◆ **GIVEN ENTRIES**:
start

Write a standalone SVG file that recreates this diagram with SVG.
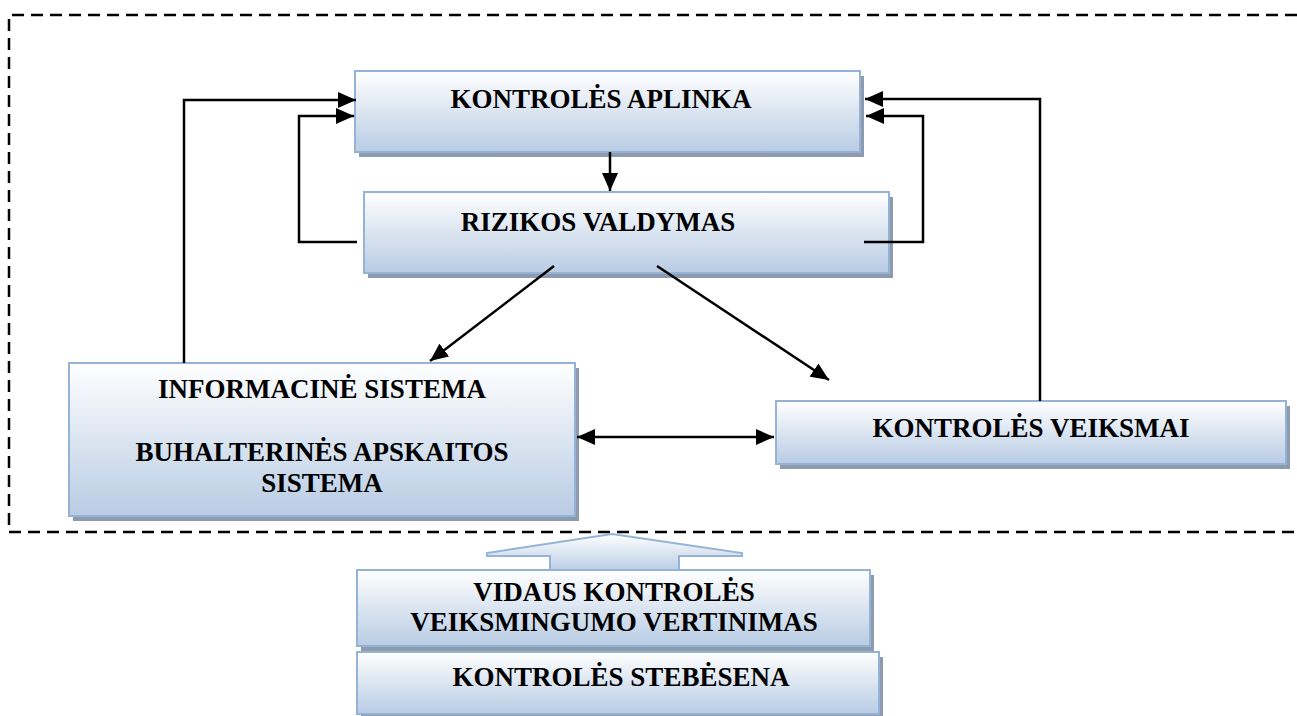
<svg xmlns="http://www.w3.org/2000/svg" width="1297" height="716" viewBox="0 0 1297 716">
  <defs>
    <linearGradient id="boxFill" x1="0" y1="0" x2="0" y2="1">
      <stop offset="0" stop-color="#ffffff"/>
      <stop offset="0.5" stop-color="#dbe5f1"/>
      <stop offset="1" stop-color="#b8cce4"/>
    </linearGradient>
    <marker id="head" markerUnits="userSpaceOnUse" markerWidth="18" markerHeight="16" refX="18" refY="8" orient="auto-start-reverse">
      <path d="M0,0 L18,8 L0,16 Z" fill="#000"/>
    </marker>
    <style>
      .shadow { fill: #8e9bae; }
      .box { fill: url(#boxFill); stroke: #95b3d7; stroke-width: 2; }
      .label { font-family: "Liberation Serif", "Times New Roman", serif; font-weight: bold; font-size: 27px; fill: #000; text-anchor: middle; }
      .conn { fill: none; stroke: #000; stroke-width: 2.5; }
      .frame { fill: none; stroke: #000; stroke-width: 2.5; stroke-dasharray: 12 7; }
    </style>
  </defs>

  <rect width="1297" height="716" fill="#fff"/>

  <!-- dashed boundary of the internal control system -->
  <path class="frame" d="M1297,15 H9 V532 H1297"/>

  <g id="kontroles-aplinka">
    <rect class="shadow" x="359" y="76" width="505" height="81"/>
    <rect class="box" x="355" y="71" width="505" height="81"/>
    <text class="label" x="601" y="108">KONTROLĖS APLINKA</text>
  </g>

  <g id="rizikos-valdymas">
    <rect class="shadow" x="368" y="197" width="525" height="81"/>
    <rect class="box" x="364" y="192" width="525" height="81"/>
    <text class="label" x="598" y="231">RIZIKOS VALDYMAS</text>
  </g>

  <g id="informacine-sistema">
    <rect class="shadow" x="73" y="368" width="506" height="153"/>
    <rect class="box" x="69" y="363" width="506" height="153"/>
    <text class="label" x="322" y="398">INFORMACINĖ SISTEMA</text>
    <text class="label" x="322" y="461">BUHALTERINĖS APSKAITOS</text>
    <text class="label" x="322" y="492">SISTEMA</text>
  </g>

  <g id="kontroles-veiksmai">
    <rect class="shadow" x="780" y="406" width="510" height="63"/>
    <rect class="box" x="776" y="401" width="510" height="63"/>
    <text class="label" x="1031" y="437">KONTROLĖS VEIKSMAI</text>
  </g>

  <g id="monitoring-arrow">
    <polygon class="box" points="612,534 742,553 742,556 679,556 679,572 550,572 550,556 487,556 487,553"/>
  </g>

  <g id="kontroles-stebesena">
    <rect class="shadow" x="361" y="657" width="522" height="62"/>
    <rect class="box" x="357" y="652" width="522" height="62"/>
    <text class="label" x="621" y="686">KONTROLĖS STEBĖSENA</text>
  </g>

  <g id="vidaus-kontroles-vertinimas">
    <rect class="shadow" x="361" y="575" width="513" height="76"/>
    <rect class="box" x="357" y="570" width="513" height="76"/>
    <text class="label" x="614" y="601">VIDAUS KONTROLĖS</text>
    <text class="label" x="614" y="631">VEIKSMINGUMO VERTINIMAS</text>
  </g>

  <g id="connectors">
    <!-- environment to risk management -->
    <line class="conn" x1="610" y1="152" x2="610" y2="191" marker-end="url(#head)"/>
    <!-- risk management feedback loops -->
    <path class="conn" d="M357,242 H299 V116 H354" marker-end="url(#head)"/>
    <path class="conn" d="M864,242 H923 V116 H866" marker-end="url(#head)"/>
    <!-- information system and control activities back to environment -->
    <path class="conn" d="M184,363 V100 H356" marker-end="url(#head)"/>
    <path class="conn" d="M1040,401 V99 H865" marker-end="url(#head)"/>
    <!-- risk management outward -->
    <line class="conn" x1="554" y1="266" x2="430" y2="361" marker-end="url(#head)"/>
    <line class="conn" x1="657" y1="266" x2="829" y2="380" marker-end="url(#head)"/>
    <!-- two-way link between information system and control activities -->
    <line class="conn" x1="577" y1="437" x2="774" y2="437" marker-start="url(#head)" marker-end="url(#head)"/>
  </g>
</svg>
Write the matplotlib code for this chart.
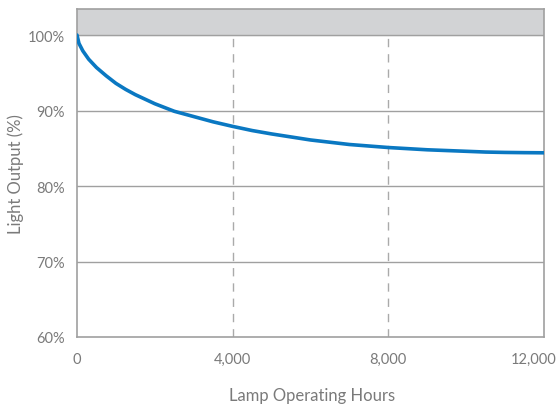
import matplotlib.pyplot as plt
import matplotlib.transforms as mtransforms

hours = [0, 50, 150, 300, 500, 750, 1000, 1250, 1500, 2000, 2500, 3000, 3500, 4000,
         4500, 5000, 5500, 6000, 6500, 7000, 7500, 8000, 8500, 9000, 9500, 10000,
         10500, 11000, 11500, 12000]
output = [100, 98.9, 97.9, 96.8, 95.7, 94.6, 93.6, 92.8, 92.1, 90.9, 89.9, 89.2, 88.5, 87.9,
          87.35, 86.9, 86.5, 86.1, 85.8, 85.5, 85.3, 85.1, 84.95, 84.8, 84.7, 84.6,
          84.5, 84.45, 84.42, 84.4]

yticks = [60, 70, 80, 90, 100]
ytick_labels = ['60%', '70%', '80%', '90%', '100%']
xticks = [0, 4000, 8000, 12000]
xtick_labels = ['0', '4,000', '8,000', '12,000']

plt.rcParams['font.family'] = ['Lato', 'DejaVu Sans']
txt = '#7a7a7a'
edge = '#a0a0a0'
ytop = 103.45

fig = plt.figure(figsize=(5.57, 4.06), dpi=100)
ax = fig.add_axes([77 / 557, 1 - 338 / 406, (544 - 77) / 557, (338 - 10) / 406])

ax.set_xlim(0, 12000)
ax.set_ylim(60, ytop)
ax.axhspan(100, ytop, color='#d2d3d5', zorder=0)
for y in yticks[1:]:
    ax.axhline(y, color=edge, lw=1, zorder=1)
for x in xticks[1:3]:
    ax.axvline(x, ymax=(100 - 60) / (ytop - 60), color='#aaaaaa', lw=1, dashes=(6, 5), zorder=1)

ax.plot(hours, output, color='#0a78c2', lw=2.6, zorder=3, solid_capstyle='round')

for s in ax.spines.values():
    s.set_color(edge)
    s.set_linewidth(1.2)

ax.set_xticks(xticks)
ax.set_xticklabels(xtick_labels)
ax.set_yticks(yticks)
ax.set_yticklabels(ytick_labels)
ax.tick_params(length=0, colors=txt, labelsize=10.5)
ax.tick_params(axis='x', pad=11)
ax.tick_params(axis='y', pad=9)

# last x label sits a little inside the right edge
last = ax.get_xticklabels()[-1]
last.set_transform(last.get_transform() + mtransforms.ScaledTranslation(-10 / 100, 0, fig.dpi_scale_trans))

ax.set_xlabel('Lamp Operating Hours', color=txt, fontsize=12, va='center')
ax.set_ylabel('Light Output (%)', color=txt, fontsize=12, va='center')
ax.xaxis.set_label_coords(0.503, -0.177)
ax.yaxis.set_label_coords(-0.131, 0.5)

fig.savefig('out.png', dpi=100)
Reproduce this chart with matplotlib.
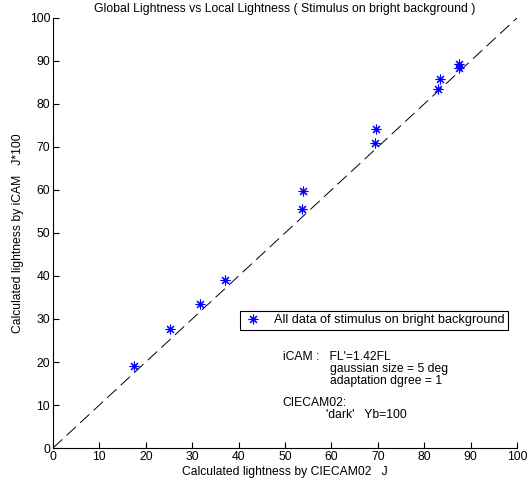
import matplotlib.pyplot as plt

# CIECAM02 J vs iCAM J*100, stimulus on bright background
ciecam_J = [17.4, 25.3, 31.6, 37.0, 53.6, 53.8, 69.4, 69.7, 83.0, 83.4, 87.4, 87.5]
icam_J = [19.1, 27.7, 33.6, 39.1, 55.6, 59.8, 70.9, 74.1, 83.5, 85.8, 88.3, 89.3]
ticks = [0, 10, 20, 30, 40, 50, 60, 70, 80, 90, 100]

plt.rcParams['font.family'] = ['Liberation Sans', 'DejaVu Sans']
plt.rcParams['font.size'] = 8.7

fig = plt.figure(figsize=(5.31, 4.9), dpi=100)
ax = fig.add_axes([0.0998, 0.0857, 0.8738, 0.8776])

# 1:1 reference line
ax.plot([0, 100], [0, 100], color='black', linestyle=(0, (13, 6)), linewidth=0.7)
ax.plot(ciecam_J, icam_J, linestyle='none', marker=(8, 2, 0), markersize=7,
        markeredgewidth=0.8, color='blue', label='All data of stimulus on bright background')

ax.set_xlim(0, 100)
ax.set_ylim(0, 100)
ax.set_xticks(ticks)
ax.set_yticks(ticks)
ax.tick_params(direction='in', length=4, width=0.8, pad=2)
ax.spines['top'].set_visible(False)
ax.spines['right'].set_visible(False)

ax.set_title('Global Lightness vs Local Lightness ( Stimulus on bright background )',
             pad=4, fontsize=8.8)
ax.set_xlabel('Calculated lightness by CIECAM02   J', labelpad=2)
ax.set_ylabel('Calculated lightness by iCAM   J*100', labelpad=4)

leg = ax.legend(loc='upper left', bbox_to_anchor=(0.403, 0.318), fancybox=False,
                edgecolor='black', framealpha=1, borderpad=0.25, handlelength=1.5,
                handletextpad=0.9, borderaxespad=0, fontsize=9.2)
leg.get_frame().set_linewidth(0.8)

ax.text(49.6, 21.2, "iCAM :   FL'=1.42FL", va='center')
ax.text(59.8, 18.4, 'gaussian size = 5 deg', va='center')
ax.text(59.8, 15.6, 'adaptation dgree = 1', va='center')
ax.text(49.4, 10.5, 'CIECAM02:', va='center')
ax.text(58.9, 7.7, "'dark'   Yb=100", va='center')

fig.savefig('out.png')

end

◆ **GOAL**:
Copy out only the lines from the one containing "Write the matplotlib code for this chart." through the one containing "ytop = 103.45", exactly, with both ends. Any picture is left out.

◆ **RESULT OF THIS TASK**:
Write the matplotlib code for this chart.
import matplotlib.pyplot as plt
import matplotlib.transforms as mtransforms

hours = [0, 50, 150, 300, 500, 750, 1000, 1250, 1500, 2000, 2500, 3000, 3500, 4000,
         4500, 5000, 5500, 6000, 6500, 7000, 7500, 8000, 8500, 9000, 9500, 10000,
         10500, 11000, 11500, 12000]
output = [100, 98.9, 97.9, 96.8, 95.7, 94.6, 93.6, 92.8, 92.1, 90.9, 89.9, 89.2, 88.5, 87.9,
          87.35, 86.9, 86.5, 86.1, 85.8, 85.5, 85.3, 85.1, 84.95, 84.8, 84.7, 84.6,
          84.5, 84.45, 84.42, 84.4]

yticks = [60, 70, 80, 90, 100]
ytick_labels = ['60%', '70%', '80%', '90%', '100%']
xticks = [0, 4000, 8000, 12000]
xtick_labels = ['0', '4,000', '8,000', '12,000']

plt.rcParams['font.family'] = ['Lato', 'DejaVu Sans']
txt = '#7a7a7a'
edge = '#a0a0a0'
ytop = 103.45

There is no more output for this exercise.